Green told his mailing list that he was facing intense blowback over the allegations and his comments about them, writing in a letter on Thursday that the “campaign of vilification against me has been quite relentless.”

Green, who did not respond to multiple JTA requests for comment, focused on public discussion of his bisexuality, which he disclosed in a mass email sent shortly before the JTA report was published. He wrote in that email that he had shielded his sexual orientation for decades in order to build his career.

“The violence done to me in the course of this week, both by Hebrew College and by the Anglo-Jewish Press, is of a deeply personal nature,” Green wrote to the list, which he said had grown since the allegations against him broke. “An essential fact of my existence, which I have chosen to keep secret for seventy years (yes, since puberty), is suddenly all over the news outlets and everyone is talking about it.”

Anisfeld wrote in her email that Hebrew College would provide structured opportunities for “support, reflection and dialogue” on campus. The first round of such programming took place last Tuesday morning for current Hebrew College students. Anisfeld declined to elaborate further when reached for comment.

For those not at the campus, much of the discourse has taken place online. On social media, posting in public and private Facebook groups, sparking discussions on Reddit, and exchanges in private listservs, past students of Green — from formal settings and more informally — have laid out their complicated feelings.

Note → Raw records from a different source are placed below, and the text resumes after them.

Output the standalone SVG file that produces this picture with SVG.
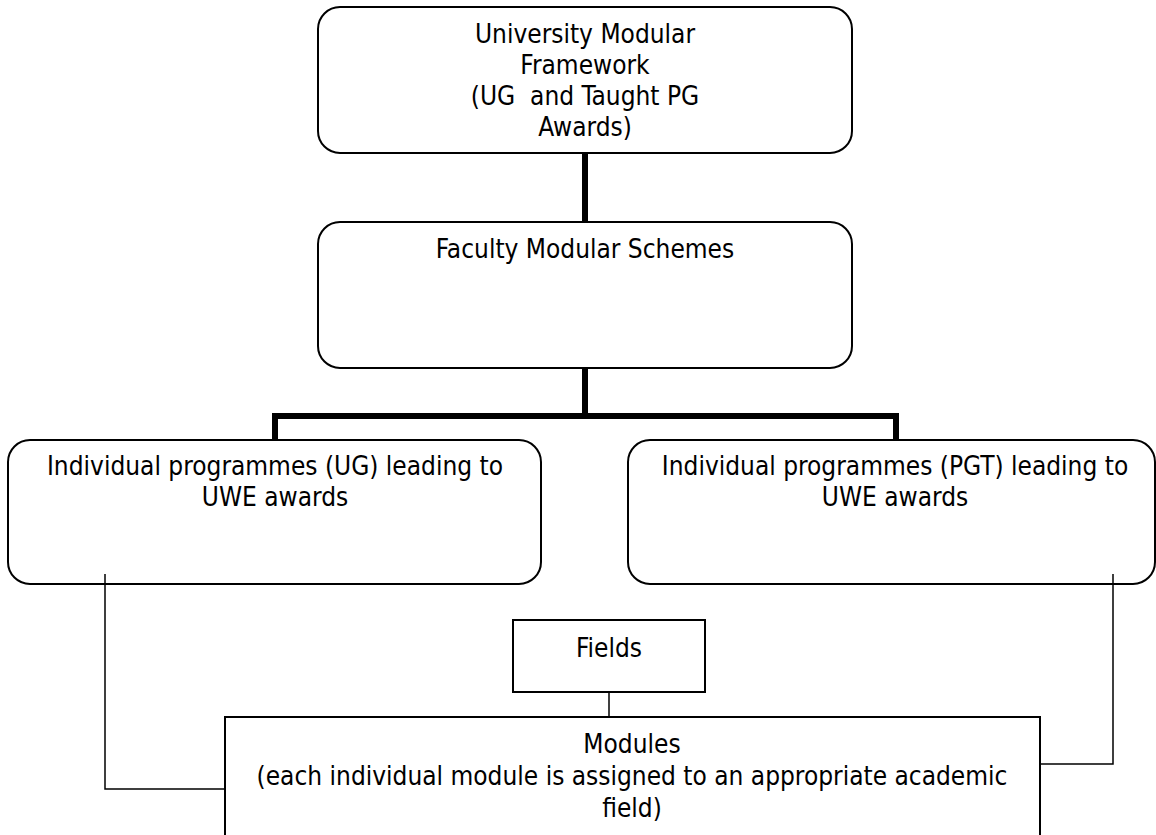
<svg xmlns="http://www.w3.org/2000/svg" width="1156" height="835" viewBox="0 0 1156 835">
<style>
.box{fill:#fff;stroke:#000;stroke-width:2}
.t{font-family:'DejaVu Sans Condensed','DejaVu Sans',sans-serif;font-size:26px;fill:#000;text-anchor:middle}
.thick{fill:none;stroke:#000;stroke-width:6}
.thin{fill:none;stroke:#000;stroke-width:1.5}
</style>
<rect width="1156" height="835" fill="#fff"/>
<g id="umf">
<rect class="box" x="318" y="7" width="534" height="146" rx="22"/>
<text class="t" x="585" y="43">University Modular</text>
<text class="t" x="585" y="74">Framework</text>
<text class="t" x="585" y="105" xml:space="preserve">(UG  and Taught PG</text>
<text class="t" x="585" y="136">Awards)</text>
</g>
<g id="fms">
<rect class="box" x="318" y="222" width="534" height="146" rx="22"/>
<text class="t" x="585" y="258">Faculty Modular Schemes</text>
</g>
<g id="ug">
<rect class="box" x="8" y="440" width="533" height="144" rx="22"/>
<text class="t" x="275" y="475">Individual programmes (UG) leading to</text>
<text class="t" x="275" y="506">UWE awards</text>
</g>
<g id="pgt">
<rect class="box" x="628" y="440" width="527" height="144" rx="22"/>
<text class="t" x="895" y="475">Individual programmes (PGT) leading to</text>
<text class="t" x="895" y="506">UWE awards</text>
</g>
<g id="fields">
<rect class="box" x="513" y="620" width="192" height="72"/>
<text class="t" x="609" y="657">Fields</text>
</g>
<g id="modules">
<rect class="box" x="225" y="717" width="815" height="130"/>
<text class="t" x="632" y="753">Modules</text>
<text class="t" x="632" y="785">(each individual module is assigned to an appropriate academic</text>
<text class="t" x="632" y="817">field)</text>
</g>
<g id="connectors">
<path class="thick" d="M585 154V221"/>
<path class="thick" d="M585 369V416M275 439V416H896V439"/>
<path class="thin" d="M105 574V789H224"/>
<path class="thin" d="M1113 574V764H1041"/>
<path class="thin" d="M609 693V716"/>
</g>
</svg>
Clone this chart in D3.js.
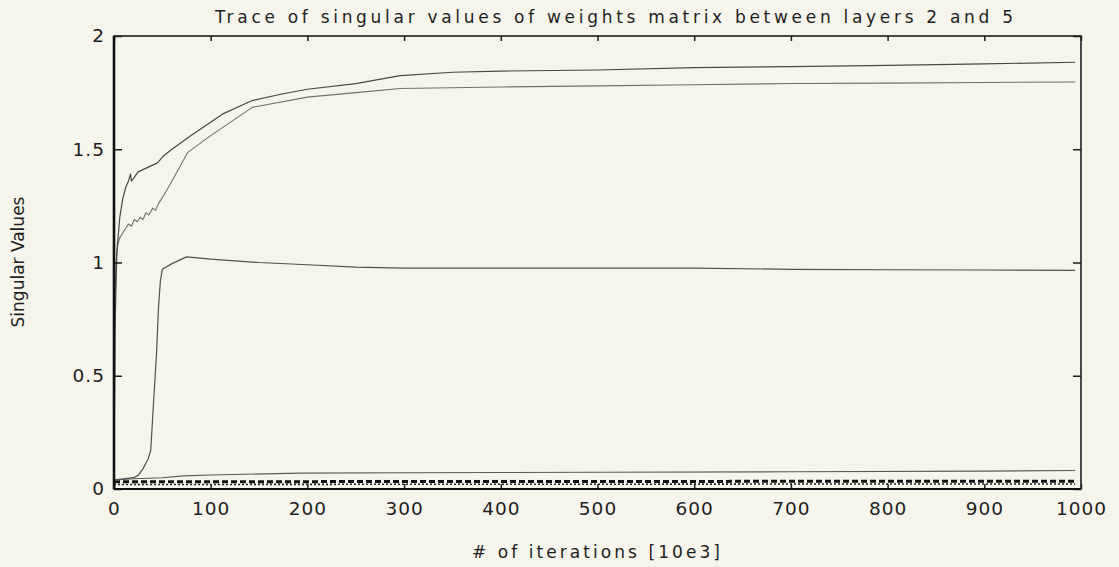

Rabbi Ysoscher Katz, chair of the Talmud department at Yeshivat Chovevei Torah, wrote a series of public Facebook posts grappling with his own mixed feelings, drawing on a core Hasidic idea that Green alluded to in his first statement about the allegations against him.

“When a sacred object is broken, it still retains echoes of its former lofty status. Its kedusha [holiness] does not completely dissipate,” Katz wrote early last week. “Perhaps Reb Arthur as a ‘broken vessel’ does not render him and his Torah completely worthless.”

Katz said it was too soon to draw conclusions about Green’s long-term legacy, but that he personally would be guided by the approach of some followers of the Baal Shem Tov, the 18th-century founder of Hasidic Judaism, “towards people who are broken and have also passed on that brokenness to others, causing them pain and much hurt.”

Some of the people responding to Katz told him that he had been overly focused on Green and insufficiently attentive to Green’s alleged victims. Several called attention to Green’s strenuous self-defense, saying that portraying himself as a victim was in their view among the most egregious elements of his behavior.

Another commenter suggested an alternative to debating how to view Green’s work in light of the allegations against him: “I think the best course of action in cases with credible accusations of sexual misconduct is to put aside the person’s Torah and not mention his name to the extent possible as long as his victims are alive.”

Some of the comments were long and laid bare evidence of internal conflicts. Others boiled down thoughts to just a few words. Among the shortest of them all: “I pray for wholeness to return to anyone hurt by him.”